**** DATASET CONTENT

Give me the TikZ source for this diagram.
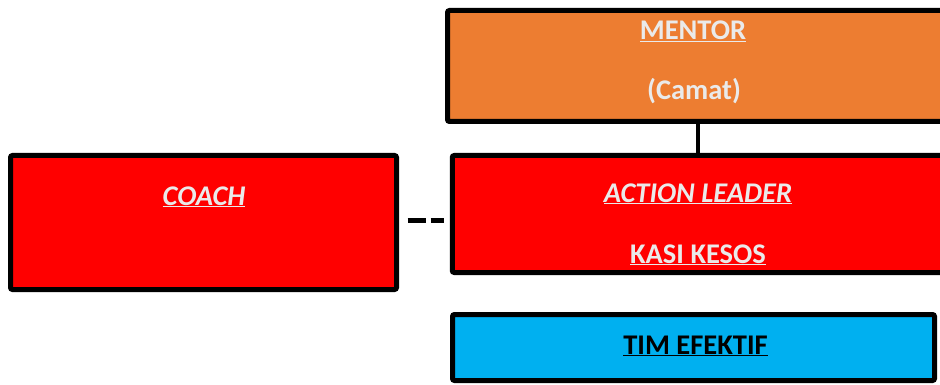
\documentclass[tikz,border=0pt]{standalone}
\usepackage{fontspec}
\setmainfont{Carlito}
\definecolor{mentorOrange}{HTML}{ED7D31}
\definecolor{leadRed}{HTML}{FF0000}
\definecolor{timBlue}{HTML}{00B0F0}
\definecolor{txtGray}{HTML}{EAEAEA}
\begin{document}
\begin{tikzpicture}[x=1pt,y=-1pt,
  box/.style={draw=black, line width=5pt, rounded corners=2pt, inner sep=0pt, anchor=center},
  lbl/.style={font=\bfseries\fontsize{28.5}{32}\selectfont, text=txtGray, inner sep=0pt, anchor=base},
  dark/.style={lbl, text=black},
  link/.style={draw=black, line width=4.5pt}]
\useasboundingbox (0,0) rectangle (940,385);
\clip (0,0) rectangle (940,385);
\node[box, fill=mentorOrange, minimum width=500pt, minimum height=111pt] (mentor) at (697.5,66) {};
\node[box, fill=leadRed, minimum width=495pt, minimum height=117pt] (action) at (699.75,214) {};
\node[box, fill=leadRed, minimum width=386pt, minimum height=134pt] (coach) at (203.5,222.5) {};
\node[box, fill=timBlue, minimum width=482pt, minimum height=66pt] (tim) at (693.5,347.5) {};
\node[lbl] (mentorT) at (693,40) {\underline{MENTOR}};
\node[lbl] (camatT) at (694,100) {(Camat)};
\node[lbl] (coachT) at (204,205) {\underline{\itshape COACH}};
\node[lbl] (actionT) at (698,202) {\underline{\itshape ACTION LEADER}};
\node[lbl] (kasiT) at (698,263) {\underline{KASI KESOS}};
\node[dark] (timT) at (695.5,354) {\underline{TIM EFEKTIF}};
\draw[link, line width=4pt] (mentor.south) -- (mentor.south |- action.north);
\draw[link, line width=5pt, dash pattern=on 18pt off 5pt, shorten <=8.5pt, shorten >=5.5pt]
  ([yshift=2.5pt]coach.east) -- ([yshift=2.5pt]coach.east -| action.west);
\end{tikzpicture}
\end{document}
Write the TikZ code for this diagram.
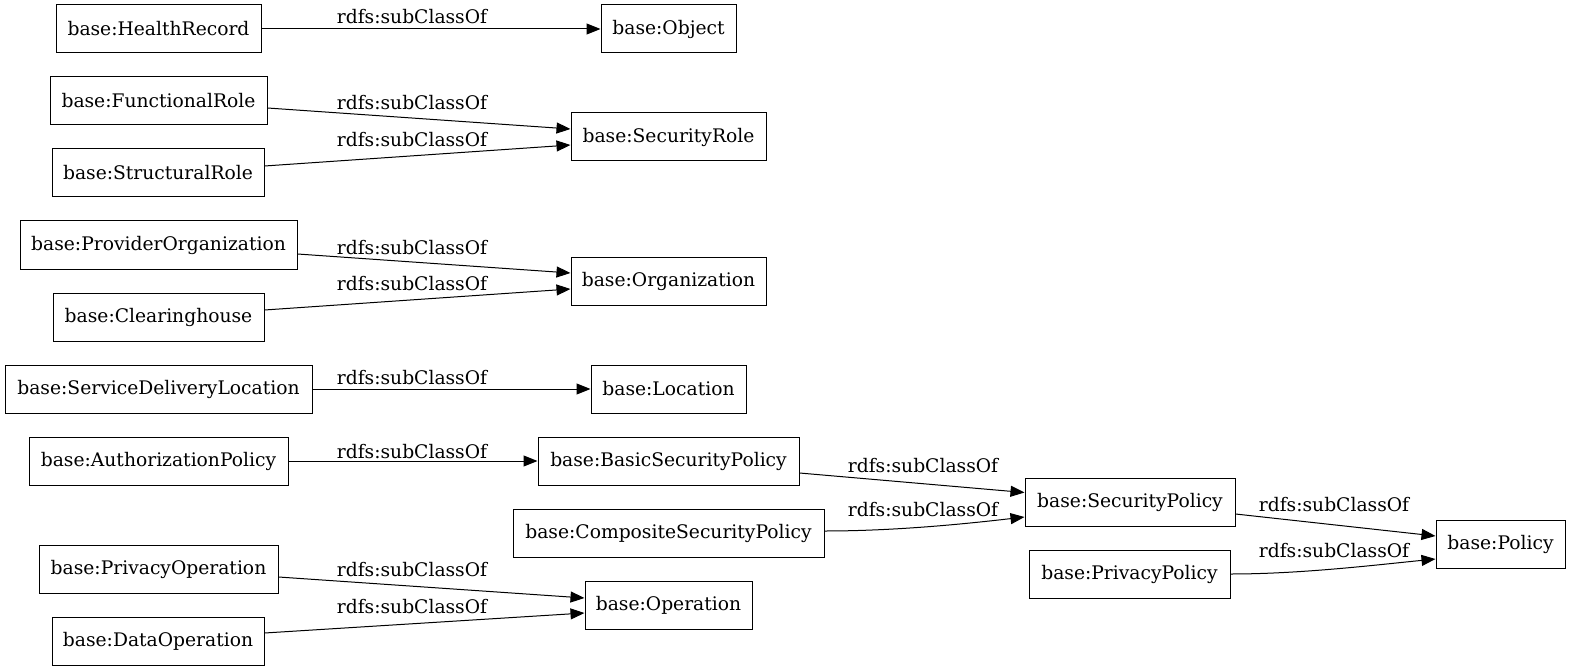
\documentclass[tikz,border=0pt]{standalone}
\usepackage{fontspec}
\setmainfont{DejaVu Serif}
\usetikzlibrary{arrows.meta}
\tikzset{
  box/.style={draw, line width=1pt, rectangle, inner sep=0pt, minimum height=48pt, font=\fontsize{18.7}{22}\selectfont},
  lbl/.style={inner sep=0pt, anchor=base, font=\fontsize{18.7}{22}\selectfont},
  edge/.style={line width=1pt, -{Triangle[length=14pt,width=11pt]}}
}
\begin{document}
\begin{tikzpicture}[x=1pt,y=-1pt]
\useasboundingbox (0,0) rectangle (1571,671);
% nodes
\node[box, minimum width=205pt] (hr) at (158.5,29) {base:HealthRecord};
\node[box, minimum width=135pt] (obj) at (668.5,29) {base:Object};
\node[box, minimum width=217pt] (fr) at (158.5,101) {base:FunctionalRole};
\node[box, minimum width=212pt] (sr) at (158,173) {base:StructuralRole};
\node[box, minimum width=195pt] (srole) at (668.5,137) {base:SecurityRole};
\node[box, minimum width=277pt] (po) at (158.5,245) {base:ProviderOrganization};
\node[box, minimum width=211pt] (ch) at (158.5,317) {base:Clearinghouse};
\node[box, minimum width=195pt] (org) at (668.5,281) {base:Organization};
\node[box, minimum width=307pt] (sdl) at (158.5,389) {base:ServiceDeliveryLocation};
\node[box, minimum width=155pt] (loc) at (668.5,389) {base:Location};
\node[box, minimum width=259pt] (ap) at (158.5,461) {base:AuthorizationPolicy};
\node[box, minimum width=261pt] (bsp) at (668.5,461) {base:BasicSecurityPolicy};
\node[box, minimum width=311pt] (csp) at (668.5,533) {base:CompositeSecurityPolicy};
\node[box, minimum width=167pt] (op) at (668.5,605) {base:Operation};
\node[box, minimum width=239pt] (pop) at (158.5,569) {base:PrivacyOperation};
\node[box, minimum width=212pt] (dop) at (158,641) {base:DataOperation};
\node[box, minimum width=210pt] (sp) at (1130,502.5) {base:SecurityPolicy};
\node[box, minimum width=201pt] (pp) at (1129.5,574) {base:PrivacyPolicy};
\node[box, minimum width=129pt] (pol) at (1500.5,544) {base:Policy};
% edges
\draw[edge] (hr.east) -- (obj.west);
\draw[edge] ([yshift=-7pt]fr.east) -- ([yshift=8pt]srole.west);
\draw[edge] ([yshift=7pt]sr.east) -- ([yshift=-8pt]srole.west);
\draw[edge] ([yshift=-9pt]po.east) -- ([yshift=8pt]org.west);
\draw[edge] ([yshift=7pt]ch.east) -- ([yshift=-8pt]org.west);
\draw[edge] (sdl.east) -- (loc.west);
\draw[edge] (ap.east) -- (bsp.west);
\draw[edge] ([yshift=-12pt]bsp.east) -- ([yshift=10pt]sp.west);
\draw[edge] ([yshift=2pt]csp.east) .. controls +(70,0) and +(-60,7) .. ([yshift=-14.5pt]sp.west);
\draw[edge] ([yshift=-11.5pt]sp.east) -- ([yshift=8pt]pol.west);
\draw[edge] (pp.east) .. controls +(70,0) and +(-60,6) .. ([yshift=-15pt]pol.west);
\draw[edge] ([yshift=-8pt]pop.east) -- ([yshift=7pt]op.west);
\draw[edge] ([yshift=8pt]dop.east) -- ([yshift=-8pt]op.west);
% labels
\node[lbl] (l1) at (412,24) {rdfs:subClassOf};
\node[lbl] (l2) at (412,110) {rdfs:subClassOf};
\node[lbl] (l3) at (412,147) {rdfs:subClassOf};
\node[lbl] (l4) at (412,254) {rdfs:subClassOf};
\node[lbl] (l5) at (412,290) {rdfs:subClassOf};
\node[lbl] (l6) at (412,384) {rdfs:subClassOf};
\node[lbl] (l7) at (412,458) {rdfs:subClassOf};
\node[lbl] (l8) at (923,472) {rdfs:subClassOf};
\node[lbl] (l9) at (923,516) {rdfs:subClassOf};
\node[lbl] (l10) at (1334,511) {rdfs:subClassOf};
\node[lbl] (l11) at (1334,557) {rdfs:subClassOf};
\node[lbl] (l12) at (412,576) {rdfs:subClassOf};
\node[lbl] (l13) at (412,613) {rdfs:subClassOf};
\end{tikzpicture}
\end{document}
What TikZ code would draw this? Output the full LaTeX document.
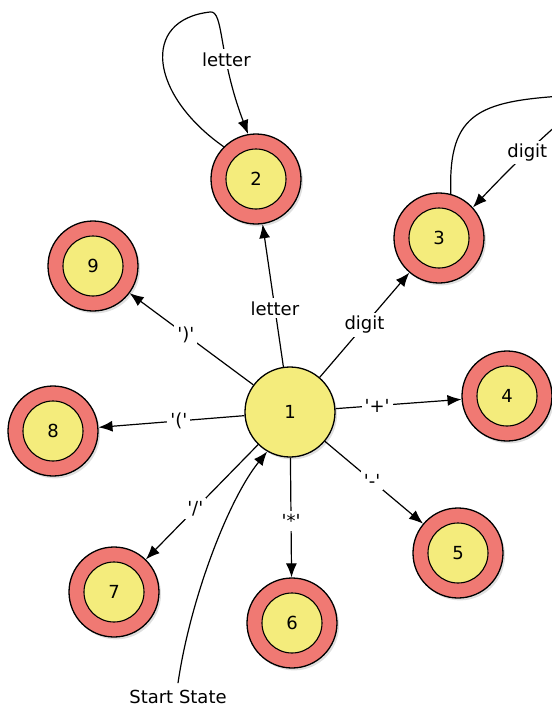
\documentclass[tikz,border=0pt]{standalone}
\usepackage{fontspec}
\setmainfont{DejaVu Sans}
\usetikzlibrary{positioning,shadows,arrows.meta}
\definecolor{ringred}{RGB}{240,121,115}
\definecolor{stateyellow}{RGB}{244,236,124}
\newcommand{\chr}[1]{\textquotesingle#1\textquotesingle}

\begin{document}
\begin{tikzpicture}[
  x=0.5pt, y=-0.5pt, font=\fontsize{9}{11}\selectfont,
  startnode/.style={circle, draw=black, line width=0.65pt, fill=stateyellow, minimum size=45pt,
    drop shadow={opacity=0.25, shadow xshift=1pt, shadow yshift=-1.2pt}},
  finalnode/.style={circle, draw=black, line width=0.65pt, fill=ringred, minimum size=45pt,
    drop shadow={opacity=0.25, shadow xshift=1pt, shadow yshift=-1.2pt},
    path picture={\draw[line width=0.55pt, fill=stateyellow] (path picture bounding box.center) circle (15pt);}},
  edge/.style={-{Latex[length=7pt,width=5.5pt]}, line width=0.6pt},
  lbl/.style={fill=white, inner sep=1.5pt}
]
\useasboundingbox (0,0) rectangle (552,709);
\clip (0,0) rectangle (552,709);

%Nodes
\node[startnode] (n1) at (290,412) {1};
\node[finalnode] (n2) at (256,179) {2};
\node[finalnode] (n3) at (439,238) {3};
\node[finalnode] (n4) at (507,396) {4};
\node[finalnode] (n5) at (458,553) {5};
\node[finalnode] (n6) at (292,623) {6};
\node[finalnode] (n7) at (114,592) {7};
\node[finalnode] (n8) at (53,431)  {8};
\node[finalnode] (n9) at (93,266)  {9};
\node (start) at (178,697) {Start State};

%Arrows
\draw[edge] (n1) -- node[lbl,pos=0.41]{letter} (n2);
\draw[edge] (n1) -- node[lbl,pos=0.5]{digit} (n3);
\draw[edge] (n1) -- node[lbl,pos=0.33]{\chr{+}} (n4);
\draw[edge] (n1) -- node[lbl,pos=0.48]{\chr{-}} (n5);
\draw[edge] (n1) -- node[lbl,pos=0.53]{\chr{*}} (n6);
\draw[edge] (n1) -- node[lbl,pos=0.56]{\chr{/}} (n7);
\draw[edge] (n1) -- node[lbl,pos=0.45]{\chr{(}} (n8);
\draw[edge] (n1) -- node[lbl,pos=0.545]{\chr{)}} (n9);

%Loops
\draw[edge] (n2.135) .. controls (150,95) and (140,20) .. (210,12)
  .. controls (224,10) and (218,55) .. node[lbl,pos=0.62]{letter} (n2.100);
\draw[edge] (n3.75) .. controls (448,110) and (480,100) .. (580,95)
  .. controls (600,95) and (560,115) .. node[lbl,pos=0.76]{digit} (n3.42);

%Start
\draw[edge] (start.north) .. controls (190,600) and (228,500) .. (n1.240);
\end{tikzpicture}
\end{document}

********

## WHAT IS BEING ASKED
Return, from the data, each line that has the word "code" in it.

## REPLY TO THE EXERCISE
Write the TikZ code for this diagram.
What TikZ code would draw this? Output the full LaTeX document.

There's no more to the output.